Thursday, March 29, 2007

Pricing 101: think like a retailer, not like a widget-maker

Tuesday's Wall Street Journal had an excellent feature on how Parker Hannifin Corporation's CEO Donald Washkewicz examined the company's pricing strategy when he took over and found it to be flawed in a much-too-common way:

For as long as anyone at the 89-year-old company could recall, Parker used the same simple formula to determine prices of its 800,000 parts -- from heat-resistant seals for jet engines to steel valves that hoist buckets on cherry pickers. Company managers would calculate how much it cost to make and deliver each product and add a flat percentage on top, usually aiming for about 35%. Many managers liked the method because it was straightforward and gave them broad authority to negotiate deals.

But Mr. Washkewicz thought that Parker, which had revenues of $9.4 billion last year, had stuck itself in a profit-margin rut. No matter how much a product improved, the company often ended up charging the same premium it would for a more standard item. And if the company found a way to make a product less expensively, it ultimately cut the product's price as well.

We here at Blackfriars always like to say that competing on price is the refuge of the incompentent marketer. Yet here was a $9 billion company that wasn't even competing on price -- it was competing on a percentage of its cost. No wonder it was stuck in a profit rut; I'm surprised one of their competitors wasn't taking them to the cleaners.

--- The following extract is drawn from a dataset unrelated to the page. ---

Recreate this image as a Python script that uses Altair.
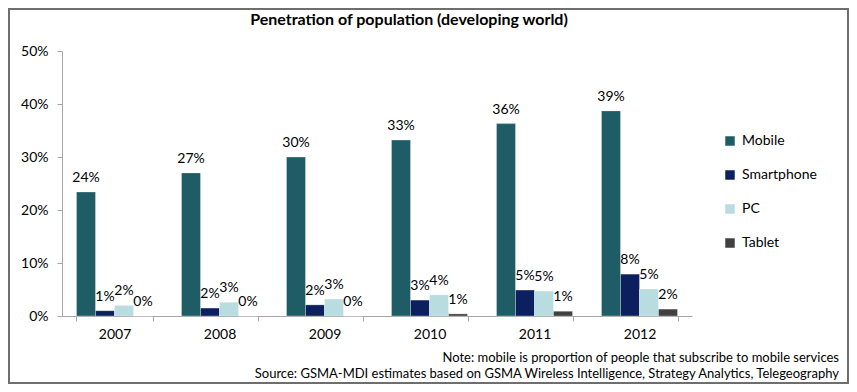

Fortunately, the company had an executive willing to question "how things always had been done."

While touring the company's 225 facilities in 2001, Mr. Washkewicz had an epiphany: Parker had to stop thinking like a widget maker and start thinking like a retailer, determining prices by what a customer is willing to pay rather than what a product costs to make. Such "strategic" pricing schemes are used by many different industries. Airlines know they can get away charging more for a seat to Florida in January than in August. Sports teams raise ticket prices if they're playing a well-known opponent. Why shouldn't Parker do the same, Mr. Washkewicz reasoned.

Today, the company says its new pricing approach boosted operating income by $200 million since 2002. That helped Parker's net income soar to $673 million last year from $130 million in 2002. Now, the company's return on invested capital has risen from 7% in 2002 to 21% in 2006, putting it on the verge of moving into the top 25% of Mr. Washkewicz's list comparing Parker with "peer" industrial companies.

The moral of this story is that companies should set prices according to the value of products in the eyes of the customer. Unique products like iPod music players, BMW cars, and FedEx overnight delivery change their customer's lives for the better and command prices that reflect that fact. Companies that don't market and price the unique value of their products shortchange themselves, their employees, and their shareholders. And executives that remind companies of that basic marketing lesson will boost their own value too.